Au réveil, j'ai trouvé sur ma selle de sculpteur une petite forme espiègle, éveillée et d'une certaine obésité, telle le ventre d'un luth. Il me semblait qu'elle évoquait un lutin. Je l'ai donc nommée ainsi. Et voici qu'un jour, ce petit personnage de lutin, par un médium vénézuélien, se trouve tout à coup père d'un géant. Ce fils géant ressemble à son père comme un œuf à un autre, une figue à une autre, une cloche à une autre. Comme le père, il est difficile à définir. Et comme toutes les définitions, celle donnée le lundi était différente de celle du mardi. Toute définition de la matière, de l’atome, depuis les présocratiques jusqu'à nos jours ... quel nuage troublant! Était-ce ceci qui décidait le jeune géant à devenir berger de nuages?

When I woke up, I found on my sculptor's bench a small, playful, lively form of a certain obesity, like the belly of a lute. It seemed to me that it evoked a leprechaun (lutin). So I named it that way. And now one day, this little elf character, through a Venezuelan medium, suddenly finds himself the father of a giant. This giant son looks like his father like an egg to another, a fig to another, a bell to another. Like the father, it is difficult to define. And like all definitions, the one given on Monday was different from the one on Tuesday. Any definition of matter, of the atom, from the pre-Socratic to the present day ... what a disturbing cloud! Was this what made the young giant decide to become a cloud shepherd?

It is said that Arp's creative influence for the sculpture was based on his reaction to the Second World War. The sculpture's wavy form simulates the natural curves of clouds, hills, and lakes, and expresses Arp's opposition to machines that caused wars. It has elements of Surrealism and Dada.
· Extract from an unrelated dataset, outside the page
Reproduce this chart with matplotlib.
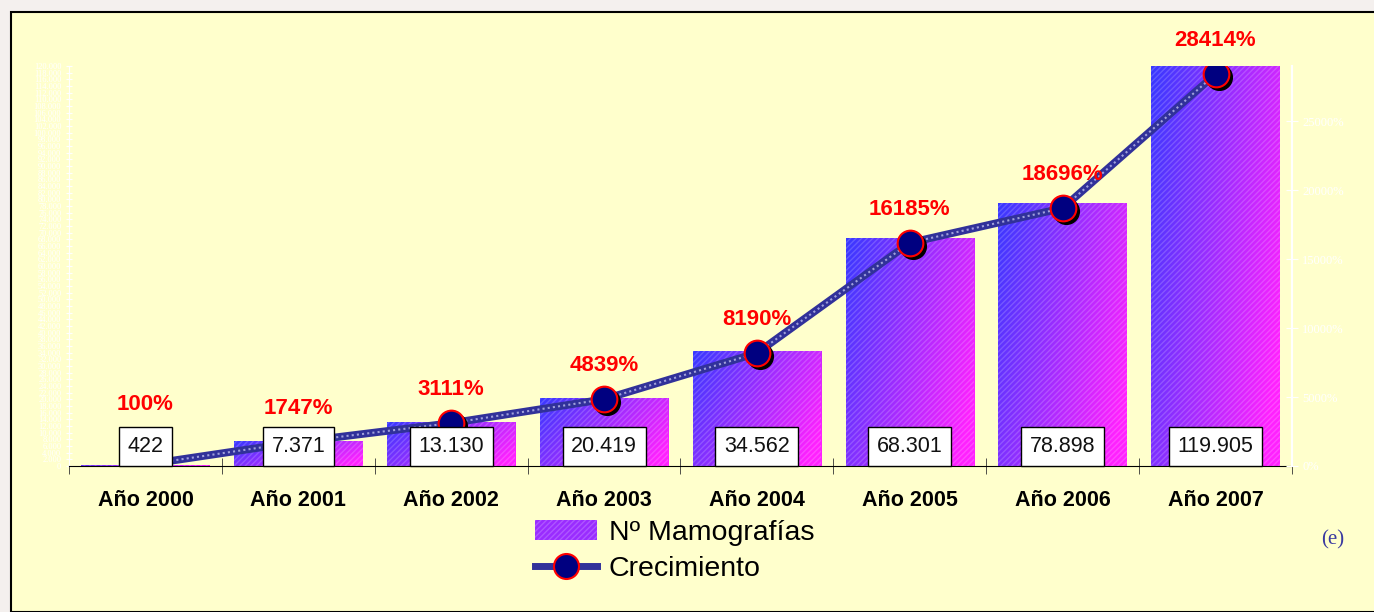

The sculpture sits just outside the Plaza Cubierta by the Aula Magna; behind it is a large ceramic mural by Mateo Manaure.

==Appearance==
The sculpture is described as a "large organic form with rounded, wavy protrusions [that are] more reminiscent of a strange, budding fruit". It has undergone preservation in the past, when Arp was alive to advise on how he should like it done. It was originally proposed that Arp gave the sculpture(s) its name after placement, as the shiny surface reflected the clouds passing above, but conservation efforts of Arp's works have shown that he does not like his sculptures to be reflective as this distracts from the lines in them.